Given the pine tree’s significance to the colonists, General George Washington approved of a flag that would fly over America’s first Navy colonial warships, the pine offered an appropriate and ironic symbol, as it flew atop the very structure for which the British had sought to harvest the white pine.
Appeal To Heaven
The phrase found on Washington’s Cruisers Flag is a particular expression of the “right of revolution” used by British philosopher John Locke in chapter 14 of his Second Treatise on Civil Government which was published in 1690 as part of Two Treatises Government refuting the theory of the divine right of kings.
And where the body of the people, or any single man, is deprived of their [unalienable] right, or is under the exercise of a power without right, and have no appeal on earth, then they have a liberty to appeal to heaven, whenever they judge the cause of sufficient moment. And therefore, though the people cannot be judge, so as to have, by the constitution of that society, any superior power, to determine and give effective sentence in the case; yet they have, by a law antecedent and paramount to all positive laws of men, reserved that ultimate determination to themselves which belongs to all mankind, where there lies no appeal on earth, viz. to judge, whether they have just cause to make their appeal to heaven.

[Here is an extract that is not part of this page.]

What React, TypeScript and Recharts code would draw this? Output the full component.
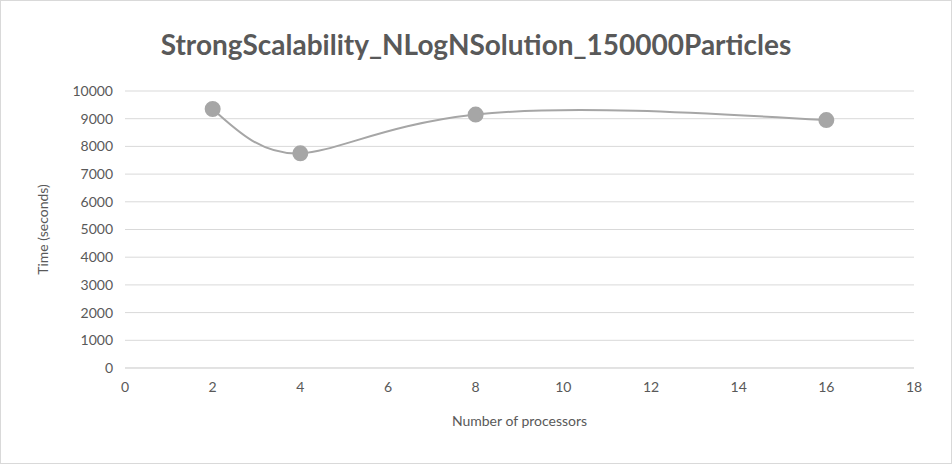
import React from 'react';
import { LineChart, Line, XAxis, YAxis, CartesianGrid } from 'recharts';

const processors = [2, 4, 8, 16];
const times = [9350, 7750, 9150, 8950];
const xTicks = [0, 2, 4, 6, 8, 10, 12, 14, 16, 18];
const yTicks = [0, 1000, 2000, 3000, 4000, 5000, 6000, 7000, 8000, 9000, 10000];

const data = processors.map((p, i) => ({ p, t: times[i] }));

const font = 'Lato, "Open Sans", sans-serif';

const App: React.FC = () => (
    <div style={{ position: 'absolute', left: 0, top: 0, width: 950, height: 462, border: '1px solid #d9d9d9', background: '#fff', fontFamily: font }}>
        <div style={{ position: 'absolute', top: 26, width: '100%', textAlign: 'center', fontSize: 28, fontWeight: 'bold', color: '#595959' }}>
            StrongScalability_NLogNSolution_150000Particles
        </div>
        <LineChart width={950} height={462} data={data} margin={{ top: 90, right: 37, bottom: 65, left: 0 }}>
            <CartesianGrid vertical={false} stroke="#d9d9d9" />
            <XAxis
                dataKey="p"
                type="number"
                domain={[0, 18]}
                ticks={xTicks}
                axisLine={{ stroke: '#d9d9d9' }}
                tickLine={false}
                tick={{ fill: '#595959', fontSize: 14, fontFamily: font }}
                tickMargin={8}
                label={{ value: 'Number of processors', position: 'insideBottom', offset: -28, fill: '#595959', fontSize: 14, fontFamily: font }}
            />
            <YAxis
                width={124}
                domain={[0, 10000]}
                ticks={yTicks}
                axisLine={false}
                tickLine={false}
                tick={{ fill: '#595959', fontSize: 14, fontFamily: font }}
                tickMargin={6}
                label={{ value: 'Time (seconds)', angle: -90, position: 'insideLeft', offset: 42, fill: '#595959', fontSize: 14, fontFamily: font, style: { textAnchor: 'middle' } }}
            />
            <Line
                type="natural"
                dataKey="t"
                stroke="#a6a6a6"
                strokeWidth={2}
                dot={{ r: 7, fill: '#a6a6a6', stroke: '#a6a6a6' }}
                isAnimationActive={false}
            />
        </LineChart>
    </div>
);

export default App;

Locke’s works were well-known and frequently quoted by colonial leaders, being the most quoted authority on the government in the 1760-1776 period prior to American independence. Before Colonel Reed’s suggestion and Massachusetts General Court establishing the Pine Tree flag as the standard of the Massachusetts navy, “an appeal to Heaven” or similar expressions had been invoked by the Massachusetts Provincial Congress in several resolutions, Patrick Henry in his Liberty or Death speech, and the Second Continental Congress in the Declaration of the Causes and Necessity of Taking Up Arms. Subsequently, it was used again by the Second Continental Congress in the Declaration of Independence.